At 2:30am I went back to my house to try and sleep. Musa’s family called me at 5am just to check on me and see if I’d stopped crying. I couldn’t believe that in the midst of their grief they were calling to see if I was ok.  Later that morning, around 8 I was getting ready to go down and check in at the hospital (I was supposed to work that day) when the family called to tell me they were waiting for me to do the burial preparations. Wait. What?!?! I have no idea what the appropriate stuff to do for a burial is. Why do they need me? I called my friend Peter and we went down to see the family.

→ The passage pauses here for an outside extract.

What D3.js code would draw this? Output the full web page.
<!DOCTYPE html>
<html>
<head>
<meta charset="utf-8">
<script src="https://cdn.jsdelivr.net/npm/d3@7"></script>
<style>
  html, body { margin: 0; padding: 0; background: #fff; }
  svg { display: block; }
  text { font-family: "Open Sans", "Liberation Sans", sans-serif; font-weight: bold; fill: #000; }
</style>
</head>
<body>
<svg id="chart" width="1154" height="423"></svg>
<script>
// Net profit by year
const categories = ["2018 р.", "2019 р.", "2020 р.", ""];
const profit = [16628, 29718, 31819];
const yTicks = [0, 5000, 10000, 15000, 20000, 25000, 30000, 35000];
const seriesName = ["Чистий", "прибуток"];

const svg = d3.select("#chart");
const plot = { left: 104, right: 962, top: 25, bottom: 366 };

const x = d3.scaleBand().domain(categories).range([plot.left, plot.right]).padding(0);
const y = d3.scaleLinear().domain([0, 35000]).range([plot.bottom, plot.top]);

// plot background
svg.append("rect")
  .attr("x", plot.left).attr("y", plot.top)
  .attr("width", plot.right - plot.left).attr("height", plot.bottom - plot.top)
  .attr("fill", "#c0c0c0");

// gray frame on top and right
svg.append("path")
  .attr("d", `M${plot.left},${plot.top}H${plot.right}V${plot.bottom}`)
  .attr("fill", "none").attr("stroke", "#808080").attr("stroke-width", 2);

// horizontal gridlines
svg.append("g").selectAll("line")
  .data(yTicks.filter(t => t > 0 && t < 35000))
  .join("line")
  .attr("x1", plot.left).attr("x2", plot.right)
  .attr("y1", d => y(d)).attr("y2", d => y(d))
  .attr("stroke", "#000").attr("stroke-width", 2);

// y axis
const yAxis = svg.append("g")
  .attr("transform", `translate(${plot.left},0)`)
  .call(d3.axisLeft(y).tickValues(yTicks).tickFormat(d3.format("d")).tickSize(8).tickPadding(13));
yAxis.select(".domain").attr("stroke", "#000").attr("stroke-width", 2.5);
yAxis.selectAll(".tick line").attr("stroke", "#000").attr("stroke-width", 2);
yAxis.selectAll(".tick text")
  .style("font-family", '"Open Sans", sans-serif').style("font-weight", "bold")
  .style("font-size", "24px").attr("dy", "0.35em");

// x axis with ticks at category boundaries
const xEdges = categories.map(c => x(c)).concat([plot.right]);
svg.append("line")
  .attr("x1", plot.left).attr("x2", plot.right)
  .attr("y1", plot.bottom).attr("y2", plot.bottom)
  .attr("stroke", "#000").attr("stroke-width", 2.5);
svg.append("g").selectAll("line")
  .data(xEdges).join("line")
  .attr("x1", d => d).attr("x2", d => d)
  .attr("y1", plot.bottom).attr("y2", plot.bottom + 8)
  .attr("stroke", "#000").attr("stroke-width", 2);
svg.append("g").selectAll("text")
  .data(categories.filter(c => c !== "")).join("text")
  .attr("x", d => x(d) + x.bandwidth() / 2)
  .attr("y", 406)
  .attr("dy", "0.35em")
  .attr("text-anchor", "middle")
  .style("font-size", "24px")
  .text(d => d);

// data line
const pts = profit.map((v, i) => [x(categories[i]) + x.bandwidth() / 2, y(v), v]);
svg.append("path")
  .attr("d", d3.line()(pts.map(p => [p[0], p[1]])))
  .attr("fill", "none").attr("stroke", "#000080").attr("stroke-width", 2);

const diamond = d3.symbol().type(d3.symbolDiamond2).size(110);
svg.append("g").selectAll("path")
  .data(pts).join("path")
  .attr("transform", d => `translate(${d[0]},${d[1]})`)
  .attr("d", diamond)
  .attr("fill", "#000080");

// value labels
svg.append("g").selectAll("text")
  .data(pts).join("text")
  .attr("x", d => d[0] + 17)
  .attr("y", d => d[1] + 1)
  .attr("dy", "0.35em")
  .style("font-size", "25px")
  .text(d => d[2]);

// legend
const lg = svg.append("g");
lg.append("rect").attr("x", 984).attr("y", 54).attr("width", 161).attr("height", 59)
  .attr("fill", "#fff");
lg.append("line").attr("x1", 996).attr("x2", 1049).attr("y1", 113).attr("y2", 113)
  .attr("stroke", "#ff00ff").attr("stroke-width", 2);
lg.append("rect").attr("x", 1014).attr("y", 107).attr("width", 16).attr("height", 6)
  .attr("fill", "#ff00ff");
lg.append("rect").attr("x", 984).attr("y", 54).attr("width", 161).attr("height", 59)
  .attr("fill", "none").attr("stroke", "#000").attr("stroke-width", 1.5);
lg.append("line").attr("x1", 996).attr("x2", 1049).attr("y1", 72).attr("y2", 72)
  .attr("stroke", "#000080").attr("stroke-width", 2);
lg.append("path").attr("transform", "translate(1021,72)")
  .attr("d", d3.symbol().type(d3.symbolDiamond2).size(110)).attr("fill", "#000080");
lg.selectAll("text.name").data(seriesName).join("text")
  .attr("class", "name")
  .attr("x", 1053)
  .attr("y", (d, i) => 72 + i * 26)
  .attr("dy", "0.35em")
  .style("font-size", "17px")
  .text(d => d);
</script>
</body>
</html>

I’d only been part of one burial here before.  This was a lot different because, as I came to realize after spending about 10 minutes in the house, instead of being the one to sympathize with the loss of the family, everyone was treating me as if I was one of the family that lost a child as well.  After the greeting formalities we all gathered in a circle and the Imam (who was also Musa’s grandfather) explained that they didn’t want to proceed in the burial plans without my approval and wanted to know if there were any special prayers or anything that I would want to do.  It was sweet that they wanted to show me that kind of respect, but I was quick to assure them that whatever they wanted to do, I was fine with.  I explained that I believed that because Musa had trusted Christ for his salvation, he was already in heaven and that my prayers were for those of us left behind who were in pain because of his absence. 

We stayed at the house for a few hours while they built a little house outside to wash the body. As they took his body out of the room to wash it, everyone stood up. I assumed it was out of respect, which it was. But Peter also explained that some people believe that if you don’t stand up when the body passes by, that you’ll be the next one to die.  Yikes.  

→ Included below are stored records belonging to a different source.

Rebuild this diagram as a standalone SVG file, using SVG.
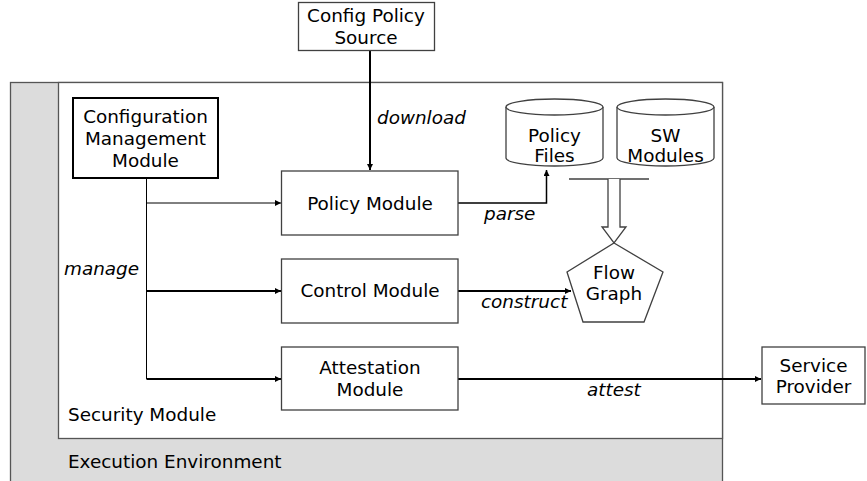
<svg xmlns="http://www.w3.org/2000/svg" width="867" height="481" viewBox="0 0 867 481">
<style>
text{font-family:"DejaVu Sans",Verdana,sans-serif;font-size:18.4px;fill:#000;text-anchor:middle}
.lbl{font-style:italic;text-anchor:start}
.cl{text-anchor:start}
.box{fill:#fff;stroke:#404040;stroke-width:1.3}
.c{fill:none;stroke:#000}
</style>
<defs>
<marker id="ah" viewBox="0 0 10 10" refX="10" refY="5" markerWidth="6" markerHeight="6" markerUnits="userSpaceOnUse" orient="auto"><path d="M0,0L10,5L0,10z" fill="#000"/></marker>
</defs>
<g id="execution-environment">
<rect x="10.5" y="82.5" width="712" height="410" fill="#dcdcdc" stroke="#555" stroke-width="1.3"/>
<text class="cl" x="68" y="468">Execution Environment</text>
</g>
<g id="security-module">
<rect x="58.5" y="82.5" width="664" height="356" fill="#fff" stroke="#555" stroke-width="1.3"/>
<text class="cl" x="68" y="421">Security Module</text>
</g>
<g id="connectors">
<path class="c" d="M370,50V170" stroke-width="2" marker-end="url(#ah)"/>
<path class="c" d="M146.5,178V379" stroke-width="1"/>
<path class="c" d="M146.5,203H281" stroke-width="1" marker-end="url(#ah)"/>
<path class="c" d="M146.5,291H281" stroke-width="2" marker-end="url(#ah)"/>
<path class="c" d="M146.5,379H281" stroke-width="2" marker-end="url(#ah)"/>
<path class="c" d="M458,203H546.5V170" stroke-width="1.5" marker-end="url(#ah)"/>
<path class="c" d="M458,291H571" stroke-width="2" marker-end="url(#ah)"/>
<path class="c" d="M458,379H761" stroke-width="2" marker-end="url(#ah)"/>
<path d="M569,179H649" fill="none" stroke="#404040" stroke-width="1.3"/>
<path d="M608,179V227H602L614,243L626,227H620V179" fill="#fff" stroke="#404040" stroke-width="1.3"/>
<text class="lbl" x="377" y="124">download</text>
<text class="lbl" x="484" y="220">parse</text>
<text class="lbl" x="64" y="275">manage</text>
<text class="lbl" x="481" y="308">construct</text>
<text class="lbl" x="587" y="396">attest</text>
</g>
<g id="config-policy-source">
<rect class="box" x="298.5" y="2.5" width="136" height="48"/>
<text x="366" y="22">Config Policy</text>
<text x="366" y="44">Source</text>
</g>
<g id="configuration-management-module">
<rect x="73" y="98" width="145" height="80" fill="#fff" stroke="#000" stroke-width="2"/>
<text x="145.5" y="123">Configuration</text>
<text x="145.5" y="145">Management</text>
<text x="145.5" y="167">Module</text>
</g>
<g id="policy-module">
<rect class="box" x="281.5" y="171" width="176.5" height="64"/>
<text x="370" y="210">Policy Module</text>
</g>
<g id="control-module">
<rect class="box" x="281.5" y="259" width="176.5" height="64"/>
<text x="370" y="297">Control Module</text>
</g>
<g id="attestation-module">
<rect class="box" x="281.5" y="347" width="176.5" height="63"/>
<text x="370" y="374">Attestation</text>
<text x="370" y="396">Module</text>
</g>
<g id="policy-files">
<path d="M506,107V158A48.5,8 0 0 0 603,158V107" fill="#fff" stroke="#404040" stroke-width="1.3"/>
<ellipse cx="554.5" cy="107" rx="48.5" ry="8" fill="#fff" stroke="#404040" stroke-width="1.3"/>
<text x="554.5" y="142">Policy</text>
<text x="554.5" y="162">Files</text>
</g>
<g id="sw-modules">
<path d="M617,107V158A48.5,8 0 0 0 714,158V107" fill="#fff" stroke="#404040" stroke-width="1.3"/>
<ellipse cx="665.5" cy="107" rx="48.5" ry="8" fill="#fff" stroke="#404040" stroke-width="1.3"/>
<text x="665.5" y="142">SW</text>
<text x="665.5" y="162">Modules</text>
</g>
<g id="flow-graph">
<polygon points="614,243 663,272 644,322 583,322 567,272" fill="#fff" stroke="#404040" stroke-width="1.3"/>
<text x="614" y="279">Flow</text>
<text x="614" y="300">Graph</text>
</g>
<g id="service-provider">
<rect class="box" x="762" y="347" width="103" height="57"/>
<text x="813.5" y="372">Service</text>
<text x="813.5" y="393">Provider</text>
</g>
</svg>
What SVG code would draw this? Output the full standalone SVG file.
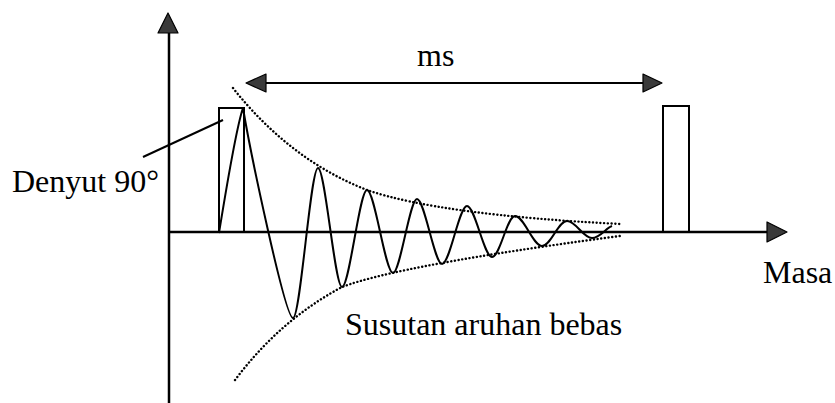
<svg xmlns="http://www.w3.org/2000/svg" width="835" height="403" viewBox="0 0 835 403">
<style>
.ax{stroke:#000;stroke-width:2.5;fill:none}
.ln{stroke:#000;stroke-width:2;fill:none}
.dot{stroke:#000;stroke-width:2.4;fill:none;stroke-dasharray:0.1 3.6;stroke-linecap:round}
.ah{fill:#3a3a3a;stroke:#000;stroke-width:1.2;stroke-linejoin:round}
.t{font-family:"Liberation Serif","Times New Roman",serif;font-size:32px;fill:#000}
</style>
<rect width="835" height="403" fill="#fff"/>
<g id="axes">
<line class="ax" x1="169" y1="30" x2="169" y2="403"/>
<polygon class="ah" points="168,13 178,33 158,33"/>
<line class="ax" x1="169" y1="232" x2="770" y2="232"/>
<polygon class="ah" points="787,232 767,222 767,242"/>
</g>
<g id="pulse1"><rect class="ln" x="219" y="108" width="25" height="124"/></g>
<g id="pulse2"><rect class="ln" x="663" y="106" width="26" height="126"/></g>
<g id="envelope">
<path class="dot" d="M233,88 Q290,160 367,190 Q440,215 620,224"/>
<path class="dot" d="M235,380 Q280,320 342,287 Q400,265 620,236"/>
</g>
<g id="fid">
<path class="ln" d="M219,233 C226,190 236,128 243,108 C250,150 285,318 293,318 C300.5,318 310.5,168 318,168 C325.2,168 334.8,287 342,287 C349.5,287 359.5,190 367,190 C374.8,190 385.2,273 393,273 C400.2,273 409.8,199 417,199 C424.5,199 434.5,264 442,264 C450,264 459,206 467,206 C475,206 484,257 492,257 C500,257 507,216 515,216 C524,216 533,246 542,246 C551,246 558,221 567,221 C576,221 583,238 592,238 C600,238 606,228 612,226"/>
</g>
<g id="connectors">
<line class="ln" x1="143" y1="157" x2="223" y2="120"/>
<line class="ln" x1="262" y1="83" x2="647" y2="83"/>
<polygon class="ah" points="246,83 266,74 266,92"/>
<polygon class="ah" points="662,83 643,74 643,92"/>
</g>
<g id="labels">
<text class="t" x="12" y="192">Denyut 90°</text>
<text class="t" x="417" y="66">ms</text>
<text class="t" x="763" y="283">Masa</text>
<text class="t" x="345" y="335">Susutan aruhan bebas</text>
</g>
</svg>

Periodically a new woman would come to the house and would start wailing.  People would allow her to cry for awhile and then would say “That’s enough. That’s enough.”  As we were all sitting around we started talking about Musa and sharing things about him that were nice, or made us laugh.  Some things are the same in any culture.

The burial was scheduled for 12 noon. We all met back at their house and they had a little service where they talked about Musa and his family. Then we headed for the burial site. Peter and I went ahead on his motorbike and watched as they carried the body towards us.  As they were coming, I realized that there were no women among them.  Islamic funerals don’t allow women to go to the burial site, so I stayed put and Peter joined the men to go to bury him. 

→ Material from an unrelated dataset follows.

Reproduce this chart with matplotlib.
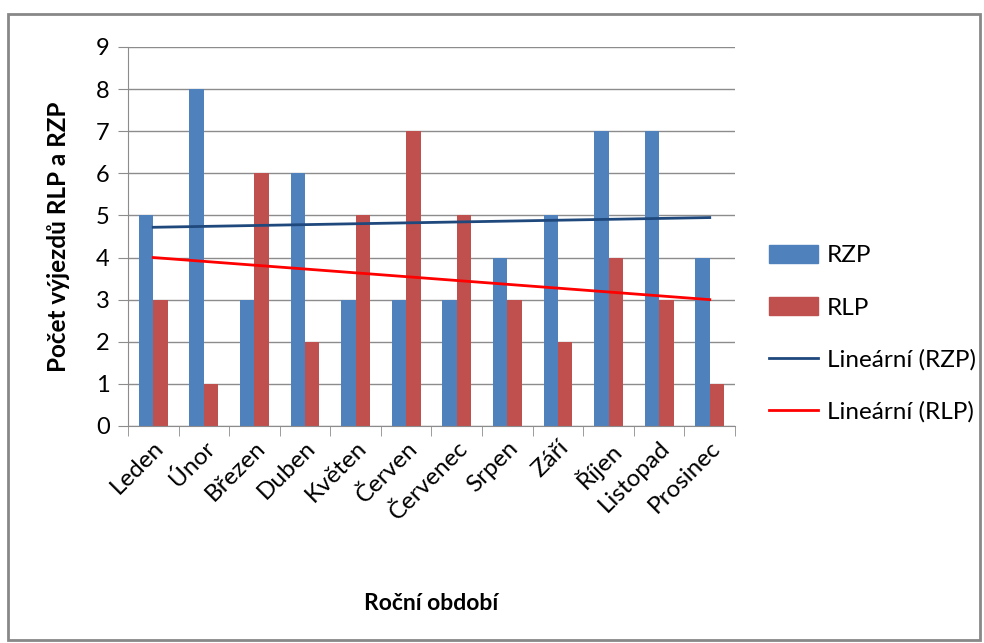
import numpy as np
import matplotlib.pyplot as plt
from matplotlib.patches import Rectangle, Patch
from matplotlib.lines import Line2D

plt.rcParams['font.family'] = ['Lato', 'DejaVu Sans']

# monthly counts of dispatches
months = ['Leden', 'Únor', 'Březen', 'Duben', 'Květen', 'Červen',
          'Červenec', 'Srpen', 'Září', 'Říjen', 'Listopad', 'Prosinec']
rzp = [5, 8, 3, 6, 3, 3, 3, 4, 5, 7, 7, 4]
rlp = [3, 1, 6, 2, 5, 7, 5, 3, 2, 4, 3, 1]

blue = '#4F81BD'
red = '#C0504D'

fig = plt.figure(figsize=(9.84, 6.43), dpi=100)
ax = fig.add_axes([0.130, 0.3375, 0.617, 0.5895])

x = np.arange(len(months))
w = 1 / 3.5
ax.bar(x - w / 2, rzp, w, color=blue, zorder=2)
ax.bar(x + w / 2, rlp, w, color=red, zorder=2)

# linear trend lines
k1, q1 = np.polyfit(x, rzp, 1)
k2, q2 = np.polyfit(x, rlp, 1)
ax.plot(x, k1 * x + q1, color='#1F497D', lw=2, zorder=3)
ax.plot(x, k2 * x + q2, color='#FF0000', lw=2, zorder=3)

ax.set_xlim(-0.5, len(months) - 0.5)
ax.set_ylim(0, 9)
ax.set_yticks(range(10))
ax.yaxis.grid(True, color='#8C8C8C', lw=1)
ax.set_axisbelow(True)

for s in ['top', 'right']:
    ax.spines[s].set_visible(False)
ax.spines['left'].set_color('#8C8C8C')
ax.spines['bottom'].set_color('#8C8C8C')

ax.set_xticks(x)
ax.set_xticklabels(months, rotation=45, ha='right', rotation_mode='anchor', fontsize=17.5)
ax.set_xticks(np.arange(-0.5, len(months)), minor=True)
ax.tick_params(axis='x', which='major', length=0, pad=8)
ax.tick_params(axis='x', which='minor', length=7, color='#8C8C8C')
ax.tick_params(axis='y', length=7, color='#8C8C8C', labelsize=17, pad=6)

ax.set_ylabel('Počet výjezdů RLP a RZP', fontsize=17.5, fontweight='bold')
ax.yaxis.set_label_coords(-0.095, 0.5)
ax.set_xlabel('Roční období', fontsize=16.5, fontweight='bold')
ax.xaxis.set_label_coords(0.5, -0.44)

handles = [Patch(color=blue), Patch(color=red),
           Line2D([], [], color='#1F497D', lw=2),
           Line2D([], [], color='#FF0000', lw=2)]
labels = ['RZP', 'RLP', 'Lineární (RZP)', 'Lineární (RLP)']
fig.legend(handles, labels, loc='center left', bbox_to_anchor=(0.782, 0.481),
           frameon=False, fontsize=17.5, handlelength=2.0, handleheight=0.8,
           labelspacing=1.25, handletextpad=0.35, borderaxespad=0, borderpad=0)

# outer chart frame
fig.add_artist(Rectangle((8 / 984, 3 / 643), 972 / 984, 626 / 643,
                         transform=fig.transFigure, fill=False,
                         edgecolor='#888888', lw=2))

fig.savefig('out.png', dpi=100)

Afterwards we went back to the house where they women had been cooking up a storm and all sat around and ate rice.  We hung out for awhile and then I went back to my house to take a nice, long nap.  I’ve been spending a lot of time with Musa’s family this week. His father arrived the day after they buried him and they’re planning to do another memorial service in November. Yesterday the entire family came up to my house to “greet” me.  They just wanted to tell me that even though Musa’s gone now, they don’t want the relationship to end. At first, I thought they were talking about money, but Peter clarified and Musa’s mom said, “No, no! We’re not talking about money. I just want to be coming to greet you and I want you to be coming to greet me.”  It’s amazing to me how grief can bring people together.  My prayer is that I’ll continue to be able to love this family and that they will see Jesus!!